Sexy Spending In California
Is The Most Expensive Prison System In The U.S Truly Working?
I am writing about the prison system in California. I am going to investigate how California became a state that spends the most money on prisons in the United States. I also am going to research if our prisons are the most effective. I will also be comparing our system with other prison systems from around the world. I am going to take an in depth look at where all the money is spent relating to the prison systems. I am going to give my opinion after gathering research on the issue and talk about a few ways the issue can be resolved. The United States holds over 2.3 million people behind bars. Each year, as California’s population rises, its prisons grow more crowded. As funding for education lessens in California, funding for prisons rise. California has risen to become the number one spender in prison systems amongst the United States. But how did this happen? Is California really the toughest state when it comes to criminals? In the 1960’s, California was investing money to promote higher education; coincidently the crime rate dropped about 25%(1). As an individual in California, we are incapable of single handedly deciding how revenue in The Golden State is distributed. For the most part, politicians are in control of the states finances. Prisons are currently operating at double capacity. Is it that we have so many criminals inside the state? Or are the taxpayers supplying free room and board to homeless drug-addicts, and unlucky individuals who are caught committing petty crimes? As time passes, the crime rates grow. California is home to 35 prisons, which is the most that one state has in the United States. So why is it that when flicking through the news, or opening a web page do we tend to see a new violent crime that was committed? More than likely, I will see more than one crime committed in a day. Although the state that I live in spends millions of dollars incarcerating criminals, I do not feel safer. With the rate of recidivism being the highest in the United States, I begin to wonder if it is even worth it. In all, is California operating the prisons correctly? Or is it that the economy has taken such a tank, people are desperate to perform criminal activities in order to survive.

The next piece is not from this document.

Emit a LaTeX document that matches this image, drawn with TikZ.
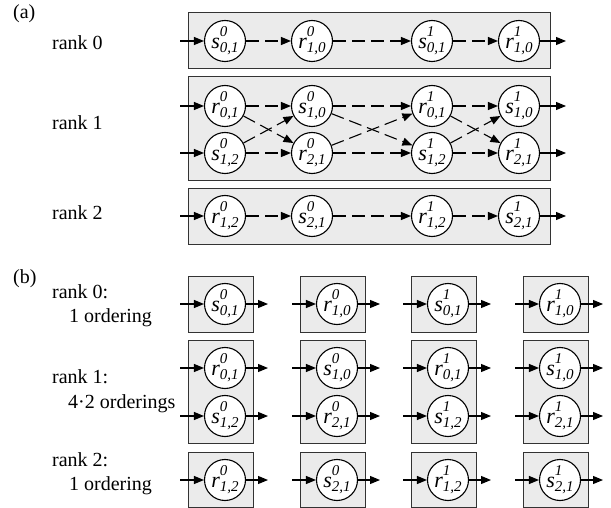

California was not always pro-prison. In fact, at one point in time there were only eleven prisons. The prison system grew within 20 years thanks to Politicians and Governors that came into office after the 1970’s. Around this time it was in a politicians best interest to be tough on crime. If a politician preached to the public that they were “tough on crime,” they won the election. Immediately, drug arrest arose over 250 percent. California leads the way in criminalizing drug users. Politicians truly showed that they were not going to tolerate drug users, and that they would have the final laugh in “The War on Drugs.” Overwhelming with inmates, and no-where to put them, it was motioned to the state that it creates more prisons. To prove that they were “tough on crime,” and to win re-election, politicians continued to ride the pro prison train. But who was it specifically asking for more prisons? I mean we really can’t blame it all on the politicians can we? Let’s see, there were the poor, rural communities who wanted prisons to aide their weak economies. There were the contractors who received huge lump sums of cash to build and supply the prisons. Finally, there was the California Department of Corrections and The California Correctional Peace Officers Association. In the end, it always comes down to winning and making money. The true question is, who is really winning and who is really making money?
California holds more than 175,000 inmates. It has more prisoners than England, France, Germany, Japan, Singapore, and the Netherlands combined. When the “War on Drugs,” occurred and politicians needed votes, they made sure to...
Bibliography: 1. Collins, Craig “Crimes & Prisons” Mar 2004
2. Dawson, Robert & Brechin, Gray Farewell, Promised Land, London, England: University of California Pres, 1999.
3. Kaskla, Edgar, California Politics, Washington D.C: CQ Press 2008
4. Sowle, Stephen D. 1995. "A Regime of Social Death: Criminal Punishment in the Age of Prisons." New York University Review of Law and Social Change 21.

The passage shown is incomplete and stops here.